▶ _Requirements_
Restate the listing that follows word for word, without its pictures.

━━━━━━

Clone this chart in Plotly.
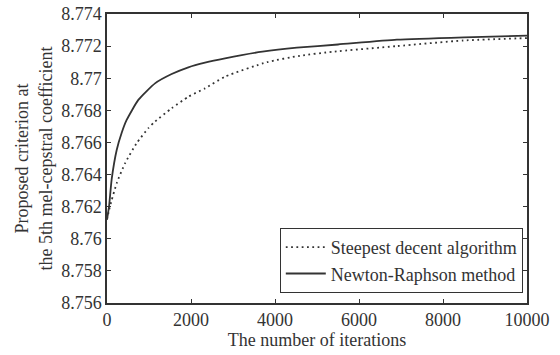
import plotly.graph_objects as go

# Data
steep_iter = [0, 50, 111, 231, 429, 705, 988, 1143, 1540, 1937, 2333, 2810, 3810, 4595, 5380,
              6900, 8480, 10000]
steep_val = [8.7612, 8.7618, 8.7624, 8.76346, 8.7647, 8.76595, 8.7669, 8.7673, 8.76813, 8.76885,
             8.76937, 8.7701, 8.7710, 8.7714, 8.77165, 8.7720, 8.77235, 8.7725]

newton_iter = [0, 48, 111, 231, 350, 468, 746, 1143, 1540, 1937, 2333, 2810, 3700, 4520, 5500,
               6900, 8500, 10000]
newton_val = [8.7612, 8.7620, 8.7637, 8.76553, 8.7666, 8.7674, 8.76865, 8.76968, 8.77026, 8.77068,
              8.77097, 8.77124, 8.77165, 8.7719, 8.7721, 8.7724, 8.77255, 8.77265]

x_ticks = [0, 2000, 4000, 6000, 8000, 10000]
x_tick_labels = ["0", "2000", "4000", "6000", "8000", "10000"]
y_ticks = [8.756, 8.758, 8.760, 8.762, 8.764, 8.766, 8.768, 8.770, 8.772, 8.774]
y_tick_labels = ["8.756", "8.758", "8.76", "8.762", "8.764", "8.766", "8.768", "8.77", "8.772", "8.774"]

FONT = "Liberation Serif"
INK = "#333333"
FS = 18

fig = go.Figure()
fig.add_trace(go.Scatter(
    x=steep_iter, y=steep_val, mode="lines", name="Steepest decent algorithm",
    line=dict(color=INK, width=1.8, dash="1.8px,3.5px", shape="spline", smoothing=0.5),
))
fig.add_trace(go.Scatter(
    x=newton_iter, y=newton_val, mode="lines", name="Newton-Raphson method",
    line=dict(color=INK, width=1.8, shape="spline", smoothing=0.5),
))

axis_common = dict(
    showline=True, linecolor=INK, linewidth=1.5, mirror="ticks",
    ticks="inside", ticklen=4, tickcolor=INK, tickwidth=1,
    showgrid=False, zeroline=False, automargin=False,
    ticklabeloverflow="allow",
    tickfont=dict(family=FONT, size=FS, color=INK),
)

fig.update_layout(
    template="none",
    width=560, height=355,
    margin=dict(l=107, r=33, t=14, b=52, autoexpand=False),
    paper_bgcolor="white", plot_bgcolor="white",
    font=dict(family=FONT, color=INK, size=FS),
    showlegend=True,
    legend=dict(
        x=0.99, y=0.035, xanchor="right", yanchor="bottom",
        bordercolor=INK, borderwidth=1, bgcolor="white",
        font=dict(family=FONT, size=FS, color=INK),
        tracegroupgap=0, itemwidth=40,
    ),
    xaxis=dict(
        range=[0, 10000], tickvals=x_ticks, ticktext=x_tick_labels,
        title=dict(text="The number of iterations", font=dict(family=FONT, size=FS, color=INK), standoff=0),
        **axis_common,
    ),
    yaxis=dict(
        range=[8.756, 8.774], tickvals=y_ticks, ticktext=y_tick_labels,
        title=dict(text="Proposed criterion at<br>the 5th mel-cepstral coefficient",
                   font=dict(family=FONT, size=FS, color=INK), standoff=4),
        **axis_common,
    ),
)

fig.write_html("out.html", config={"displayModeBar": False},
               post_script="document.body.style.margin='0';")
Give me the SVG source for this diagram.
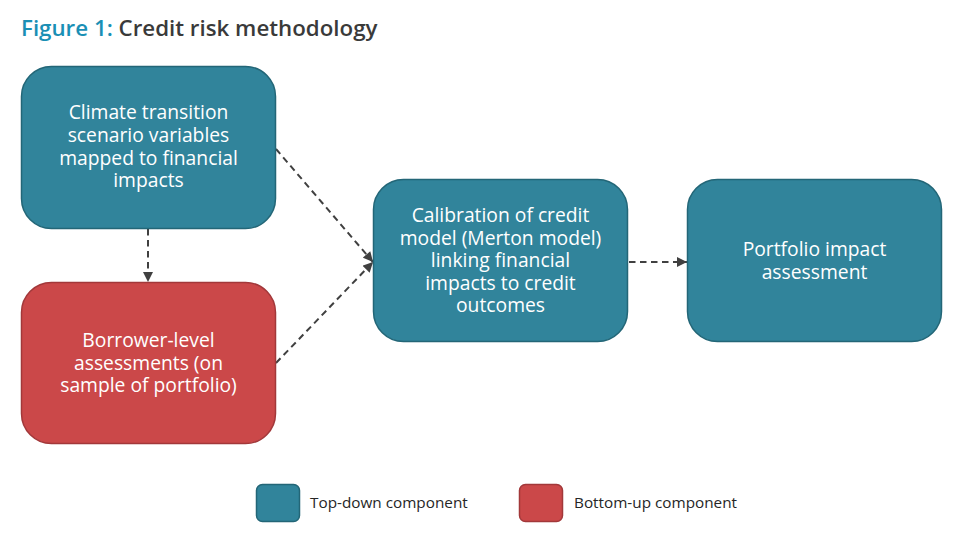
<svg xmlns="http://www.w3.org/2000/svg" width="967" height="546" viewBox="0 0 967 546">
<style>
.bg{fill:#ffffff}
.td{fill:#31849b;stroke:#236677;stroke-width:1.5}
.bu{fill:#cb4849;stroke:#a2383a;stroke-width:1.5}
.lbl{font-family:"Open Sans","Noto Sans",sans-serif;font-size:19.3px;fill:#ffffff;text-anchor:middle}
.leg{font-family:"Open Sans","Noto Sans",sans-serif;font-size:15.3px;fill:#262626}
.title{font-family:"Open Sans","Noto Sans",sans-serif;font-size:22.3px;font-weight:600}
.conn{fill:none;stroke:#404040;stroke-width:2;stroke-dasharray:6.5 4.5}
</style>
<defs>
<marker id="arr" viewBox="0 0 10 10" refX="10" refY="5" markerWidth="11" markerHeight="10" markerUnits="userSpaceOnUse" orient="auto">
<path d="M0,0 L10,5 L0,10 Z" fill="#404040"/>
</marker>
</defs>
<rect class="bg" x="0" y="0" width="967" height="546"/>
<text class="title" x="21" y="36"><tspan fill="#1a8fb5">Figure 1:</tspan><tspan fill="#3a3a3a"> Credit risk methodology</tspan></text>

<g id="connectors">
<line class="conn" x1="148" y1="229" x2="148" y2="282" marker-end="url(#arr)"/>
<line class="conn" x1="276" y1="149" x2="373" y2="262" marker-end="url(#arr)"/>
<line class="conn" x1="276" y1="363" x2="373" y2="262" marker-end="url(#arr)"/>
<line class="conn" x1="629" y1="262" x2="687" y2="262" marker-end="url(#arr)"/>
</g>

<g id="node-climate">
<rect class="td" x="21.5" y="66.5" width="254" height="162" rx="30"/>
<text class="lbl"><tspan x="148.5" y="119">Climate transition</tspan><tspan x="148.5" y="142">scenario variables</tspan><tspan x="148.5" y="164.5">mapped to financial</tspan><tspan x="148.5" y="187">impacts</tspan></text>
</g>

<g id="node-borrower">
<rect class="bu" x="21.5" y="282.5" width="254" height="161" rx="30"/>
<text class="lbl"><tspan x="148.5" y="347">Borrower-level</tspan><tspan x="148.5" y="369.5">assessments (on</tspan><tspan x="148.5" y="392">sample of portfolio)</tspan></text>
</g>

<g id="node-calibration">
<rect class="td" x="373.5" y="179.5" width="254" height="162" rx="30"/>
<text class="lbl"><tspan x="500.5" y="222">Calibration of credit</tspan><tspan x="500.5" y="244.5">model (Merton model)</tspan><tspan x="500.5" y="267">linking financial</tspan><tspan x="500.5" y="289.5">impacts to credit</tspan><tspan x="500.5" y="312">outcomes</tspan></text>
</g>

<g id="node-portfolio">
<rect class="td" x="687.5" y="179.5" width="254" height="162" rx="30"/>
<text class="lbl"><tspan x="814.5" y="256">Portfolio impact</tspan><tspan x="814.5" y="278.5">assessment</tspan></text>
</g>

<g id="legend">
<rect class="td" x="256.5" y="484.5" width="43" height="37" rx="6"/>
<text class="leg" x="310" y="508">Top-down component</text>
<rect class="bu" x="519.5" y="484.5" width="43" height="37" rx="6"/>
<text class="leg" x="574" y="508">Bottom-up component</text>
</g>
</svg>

━━━━━━

▶ _Written response_
Clone this chart in Plotly.
import plotly.graph_objects as go

# Data
steep_iter = [0, 50, 111, 231, 429, 705, 988, 1143, 1540, 1937, 2333, 2810, 3810, 4595, 5380,
              6900, 8480, 10000]
steep_val = [8.7612, 8.7618, 8.7624, 8.76346, 8.7647, 8.76595, 8.7669, 8.7673, 8.76813, 8.76885,
             8.76937, 8.7701, 8.7710, 8.7714, 8.77165, 8.7720, 8.77235, 8.7725]

newton_iter = [0, 48, 111, 231, 350, 468, 746, 1143, 1540, 1937, 2333, 2810, 3700, 4520, 5500,
               6900, 8500, 10000]
newton_val = [8.7612, 8.7620, 8.7637, 8.76553, 8.7666, 8.7674, 8.76865, 8.76968, 8.77026, 8.77068,
              8.77097, 8.77124, 8.77165, 8.7719, 8.7721, 8.7724, 8.77255, 8.77265]

x_ticks = [0, 2000, 4000, 6000, 8000, 10000]
x_tick_labels = ["0", "2000", "4000", "6000", "8000", "10000"]
y_ticks = [8.756, 8.758, 8.760, 8.762, 8.764, 8.766, 8.768, 8.770, 8.772, 8.774]
y_tick_labels = ["8.756", "8.758", "8.76", "8.762", "8.764", "8.766", "8.768", "8.77", "8.772", "8.774"]

FONT = "Liberation Serif"
INK = "#333333"
FS = 18

fig = go.Figure()
fig.add_trace(go.Scatter(
    x=steep_iter, y=steep_val, mode="lines", name="Steepest decent algorithm",
    line=dict(color=INK, width=1.8, dash="1.8px,3.5px", shape="spline", smoothing=0.5),
))
fig.add_trace(go.Scatter(
    x=newton_iter, y=newton_val, mode="lines", name="Newton-Raphson method",
    line=dict(color=INK, width=1.8, shape="spline", smoothing=0.5),
))

axis_common = dict(
    showline=True, linecolor=INK, linewidth=1.5, mirror="ticks",
    ticks="inside", ticklen=4, tickcolor=INK, tickwidth=1,
    showgrid=False, zeroline=False, automargin=False,
    ticklabeloverflow="allow",
    tickfont=dict(family=FONT, size=FS, color=INK),
)

fig.update_layout(
    template="none",
    width=560, height=355,
    margin=dict(l=107, r=33, t=14, b=52, autoexpand=False),
    paper_bgcolor="white", plot_bgcolor="white",
    font=dict(family=FONT, color=INK, size=FS),
    showlegend=True,
    legend=dict(
        x=0.99, y=0.035, xanchor="right", yanchor="bottom",
        bordercolor=INK, borderwidth=1, bgcolor="white",
        font=dict(family=FONT, size=FS, color=INK),
        tracegroupgap=0, itemwidth=40,
    ),
    xaxis=dict(
        range=[0, 10000], tickvals=x_ticks, ticktext=x_tick_labels,
        title=dict(text="The number of iterations", font=dict(family=FONT, size=FS, color=INK), standoff=0),
        **axis_common,
    ),
    yaxis=dict(
        range=[8.756, 8.774], tickvals=y_ticks, ticktext=y_tick_labels,
        title=dict(text="Proposed criterion at<br>the 5th mel-cepstral coefficient",
                   font=dict(family=FONT, size=FS, color=INK), standoff=4),
        **axis_common,
    ),
)

fig.write_html("out.html", config={"displayModeBar": False},
               post_script="document.body.style.margin='0';")
Give me the SVG source for this diagram.
<svg xmlns="http://www.w3.org/2000/svg" width="967" height="546" viewBox="0 0 967 546">
<style>
.bg{fill:#ffffff}
.td{fill:#31849b;stroke:#236677;stroke-width:1.5}
.bu{fill:#cb4849;stroke:#a2383a;stroke-width:1.5}
.lbl{font-family:"Open Sans","Noto Sans",sans-serif;font-size:19.3px;fill:#ffffff;text-anchor:middle}
.leg{font-family:"Open Sans","Noto Sans",sans-serif;font-size:15.3px;fill:#262626}
.title{font-family:"Open Sans","Noto Sans",sans-serif;font-size:22.3px;font-weight:600}
.conn{fill:none;stroke:#404040;stroke-width:2;stroke-dasharray:6.5 4.5}
</style>
<defs>
<marker id="arr" viewBox="0 0 10 10" refX="10" refY="5" markerWidth="11" markerHeight="10" markerUnits="userSpaceOnUse" orient="auto">
<path d="M0,0 L10,5 L0,10 Z" fill="#404040"/>
</marker>
</defs>
<rect class="bg" x="0" y="0" width="967" height="546"/>
<text class="title" x="21" y="36"><tspan fill="#1a8fb5">Figure 1:</tspan><tspan fill="#3a3a3a"> Credit risk methodology</tspan></text>

<g id="connectors">
<line class="conn" x1="148" y1="229" x2="148" y2="282" marker-end="url(#arr)"/>
<line class="conn" x1="276" y1="149" x2="373" y2="262" marker-end="url(#arr)"/>
<line class="conn" x1="276" y1="363" x2="373" y2="262" marker-end="url(#arr)"/>
<line class="conn" x1="629" y1="262" x2="687" y2="262" marker-end="url(#arr)"/>
</g>

<g id="node-climate">
<rect class="td" x="21.5" y="66.5" width="254" height="162" rx="30"/>
<text class="lbl"><tspan x="148.5" y="119">Climate transition</tspan><tspan x="148.5" y="142">scenario variables</tspan><tspan x="148.5" y="164.5">mapped to financial</tspan><tspan x="148.5" y="187">impacts</tspan></text>
</g>

<g id="node-borrower">
<rect class="bu" x="21.5" y="282.5" width="254" height="161" rx="30"/>
<text class="lbl"><tspan x="148.5" y="347">Borrower-level</tspan><tspan x="148.5" y="369.5">assessments (on</tspan><tspan x="148.5" y="392">sample of portfolio)</tspan></text>
</g>

<g id="node-calibration">
<rect class="td" x="373.5" y="179.5" width="254" height="162" rx="30"/>
<text class="lbl"><tspan x="500.5" y="222">Calibration of credit</tspan><tspan x="500.5" y="244.5">model (Merton model)</tspan><tspan x="500.5" y="267">linking financial</tspan><tspan x="500.5" y="289.5">impacts to credit</tspan><tspan x="500.5" y="312">outcomes</tspan></text>
</g>

<g id="node-portfolio">
<rect class="td" x="687.5" y="179.5" width="254" height="162" rx="30"/>
<text class="lbl"><tspan x="814.5" y="256">Portfolio impact</tspan><tspan x="814.5" y="278.5">assessment</tspan></text>
</g>

<g id="legend">
<rect class="td" x="256.5" y="484.5" width="43" height="37" rx="6"/>
<text class="leg" x="310" y="508">Top-down component</text>
<rect class="bu" x="519.5" y="484.5" width="43" height="37" rx="6"/>
<text class="leg" x="574" y="508">Bottom-up component</text>
</g>
</svg>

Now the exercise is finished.